With the year end upon us it is a good time to reflect what makes 2012 worth remembering. It is also the perfect moment to talk about the reasons why this year was my most productive year ever. After many years of fighting my notorious time stealers I finally managed to get rid of them. The time management experts recommend breaking the old habits with creating the new ones that serve as a replacement. This is what worked for me:
- Habit 1:
Attending tons of pointless meetings – Mentally assessing every meeting for its pointless/usefulness on the scale of 0 (unlikely pointless/very useful) to 10 (completely pointless and useless) and accepting only the meeting if either score is above 8. Alternatively, insisting to replace a pointless meeting with a conference call as it creates time to do something useful at the same time.
- Habit 2: Doing everything at the same time - Since the scientists believe that multi-taskers get easily distracted and thus accomplish less the solution is to limit the number of allowed tasks and give them all the attention.
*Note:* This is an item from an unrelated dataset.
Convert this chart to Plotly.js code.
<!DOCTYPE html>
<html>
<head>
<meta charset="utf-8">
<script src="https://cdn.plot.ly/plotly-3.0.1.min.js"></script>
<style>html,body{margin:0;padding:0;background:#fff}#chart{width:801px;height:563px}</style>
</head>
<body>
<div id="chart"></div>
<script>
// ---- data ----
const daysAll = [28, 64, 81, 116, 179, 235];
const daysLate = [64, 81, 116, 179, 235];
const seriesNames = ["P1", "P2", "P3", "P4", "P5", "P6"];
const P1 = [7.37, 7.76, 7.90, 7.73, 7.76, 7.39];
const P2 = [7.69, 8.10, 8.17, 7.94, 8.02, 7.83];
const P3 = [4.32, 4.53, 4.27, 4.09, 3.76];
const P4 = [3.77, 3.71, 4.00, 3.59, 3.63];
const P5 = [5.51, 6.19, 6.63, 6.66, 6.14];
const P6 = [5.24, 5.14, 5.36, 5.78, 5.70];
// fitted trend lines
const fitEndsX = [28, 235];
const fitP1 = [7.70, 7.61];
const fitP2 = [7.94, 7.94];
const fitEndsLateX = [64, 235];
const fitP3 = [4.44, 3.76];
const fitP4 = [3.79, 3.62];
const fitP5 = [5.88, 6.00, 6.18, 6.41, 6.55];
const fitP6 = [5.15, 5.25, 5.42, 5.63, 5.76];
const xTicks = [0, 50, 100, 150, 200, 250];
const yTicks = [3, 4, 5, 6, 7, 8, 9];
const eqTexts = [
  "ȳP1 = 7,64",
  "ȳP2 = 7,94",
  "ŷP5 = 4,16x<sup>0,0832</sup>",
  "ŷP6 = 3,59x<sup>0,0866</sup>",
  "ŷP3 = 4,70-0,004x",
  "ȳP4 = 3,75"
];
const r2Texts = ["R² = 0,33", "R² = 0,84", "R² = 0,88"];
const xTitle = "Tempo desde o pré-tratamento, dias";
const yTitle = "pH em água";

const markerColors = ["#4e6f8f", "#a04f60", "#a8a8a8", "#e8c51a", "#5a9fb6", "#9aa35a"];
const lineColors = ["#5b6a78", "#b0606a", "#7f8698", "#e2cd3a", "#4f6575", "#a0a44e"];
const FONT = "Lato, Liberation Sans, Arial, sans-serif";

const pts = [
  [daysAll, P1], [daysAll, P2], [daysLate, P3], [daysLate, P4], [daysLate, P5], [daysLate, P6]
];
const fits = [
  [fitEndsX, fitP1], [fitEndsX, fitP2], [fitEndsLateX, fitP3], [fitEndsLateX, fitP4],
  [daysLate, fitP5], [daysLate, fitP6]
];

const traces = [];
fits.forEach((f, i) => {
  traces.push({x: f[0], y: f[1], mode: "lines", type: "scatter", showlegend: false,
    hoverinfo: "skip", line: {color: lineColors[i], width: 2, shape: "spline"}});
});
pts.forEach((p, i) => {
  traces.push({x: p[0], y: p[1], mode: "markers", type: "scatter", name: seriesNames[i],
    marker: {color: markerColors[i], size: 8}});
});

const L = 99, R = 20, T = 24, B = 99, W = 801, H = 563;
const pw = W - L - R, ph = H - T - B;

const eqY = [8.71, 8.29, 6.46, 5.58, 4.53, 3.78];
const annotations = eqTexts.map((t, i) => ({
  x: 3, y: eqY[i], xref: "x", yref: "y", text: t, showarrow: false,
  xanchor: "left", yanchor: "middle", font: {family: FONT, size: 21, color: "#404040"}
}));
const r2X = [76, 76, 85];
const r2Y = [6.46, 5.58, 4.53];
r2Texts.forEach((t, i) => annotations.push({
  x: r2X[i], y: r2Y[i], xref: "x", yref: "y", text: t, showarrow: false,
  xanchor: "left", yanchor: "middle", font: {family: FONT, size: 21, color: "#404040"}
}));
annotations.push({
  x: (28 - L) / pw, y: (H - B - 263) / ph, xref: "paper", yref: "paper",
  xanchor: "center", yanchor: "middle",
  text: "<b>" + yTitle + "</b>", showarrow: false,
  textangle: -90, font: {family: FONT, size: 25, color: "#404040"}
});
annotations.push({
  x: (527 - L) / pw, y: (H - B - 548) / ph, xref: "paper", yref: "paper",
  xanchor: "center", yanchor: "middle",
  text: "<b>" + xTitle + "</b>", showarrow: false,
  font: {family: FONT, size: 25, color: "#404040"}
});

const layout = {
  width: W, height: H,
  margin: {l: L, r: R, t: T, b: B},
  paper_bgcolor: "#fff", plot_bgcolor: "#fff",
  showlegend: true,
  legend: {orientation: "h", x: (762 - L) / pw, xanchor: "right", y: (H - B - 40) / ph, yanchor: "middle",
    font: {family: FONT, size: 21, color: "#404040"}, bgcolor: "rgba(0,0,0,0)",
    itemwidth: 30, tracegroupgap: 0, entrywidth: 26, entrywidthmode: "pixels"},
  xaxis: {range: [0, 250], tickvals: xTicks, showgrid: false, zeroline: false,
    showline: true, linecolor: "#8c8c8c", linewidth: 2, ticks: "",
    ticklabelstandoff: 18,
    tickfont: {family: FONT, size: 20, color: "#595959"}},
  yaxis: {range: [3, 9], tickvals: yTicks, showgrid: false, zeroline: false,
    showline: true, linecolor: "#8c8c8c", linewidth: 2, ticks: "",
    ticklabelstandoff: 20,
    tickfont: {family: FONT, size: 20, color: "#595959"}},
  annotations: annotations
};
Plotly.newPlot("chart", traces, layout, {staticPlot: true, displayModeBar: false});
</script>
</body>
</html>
It is called the low multitasking. I can focus on one task that requires my permanent attention (say, writing a research paper) and add two-three tasks that require only sporadic attention (say, waiting on the phone for the IT help desk or attending a pointless conference call).
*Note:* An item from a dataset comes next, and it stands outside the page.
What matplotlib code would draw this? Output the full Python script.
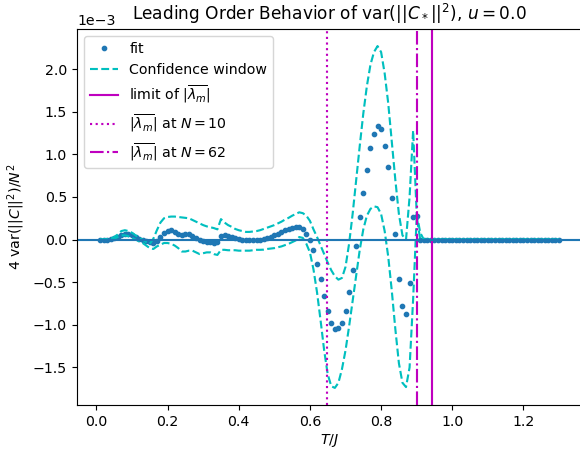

- Habit 3: Procrastinating instead of doing – I allow myself up to 30 min procrastination per day, which is usually more than sufficient to satisfy my inclination for the over-analysis. The price for every additional minute of procrastination is 5 push-ups (payable in advance), which proved to be sufficiently inconvenient and hence discouraging.
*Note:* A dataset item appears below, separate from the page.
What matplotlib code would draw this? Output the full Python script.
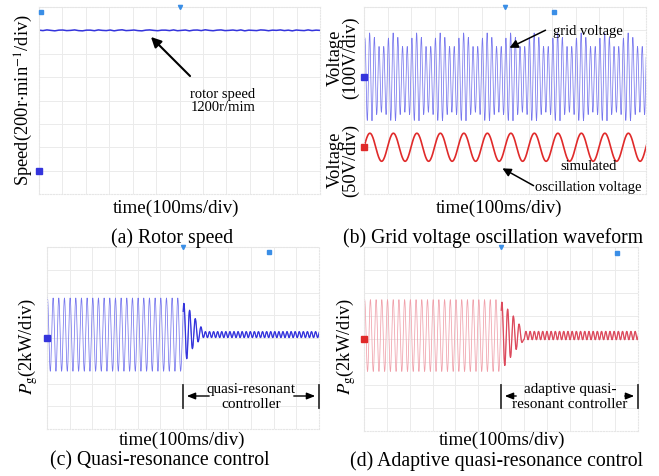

- Habit 4: Setting unrealistic deadlines – Airlines solve this problem by setting their EAT with a time buffer to accommodate the expected delays. Not only does it allow for occasional “over-performance” but this trick also keeps the arrival statistics looking better than they would have been. Naturally it works only for the deadlines that you set yourself. So, make sure these are the majority of your deadlines.
- Habit 5: Not saying “No” – I force myself to say “No” minimum 1 time per day. I found that never saying “Leave it with me, I’ll sort it out” is even more effective. Instead I ask “How do you propose to solve this problem?” and “What do you think?” every time someone comes looking for an answer to their problem. This is the best time saver ever!
What is your most notorious time-wasting habit? Have you tried to get rid of it? What did work?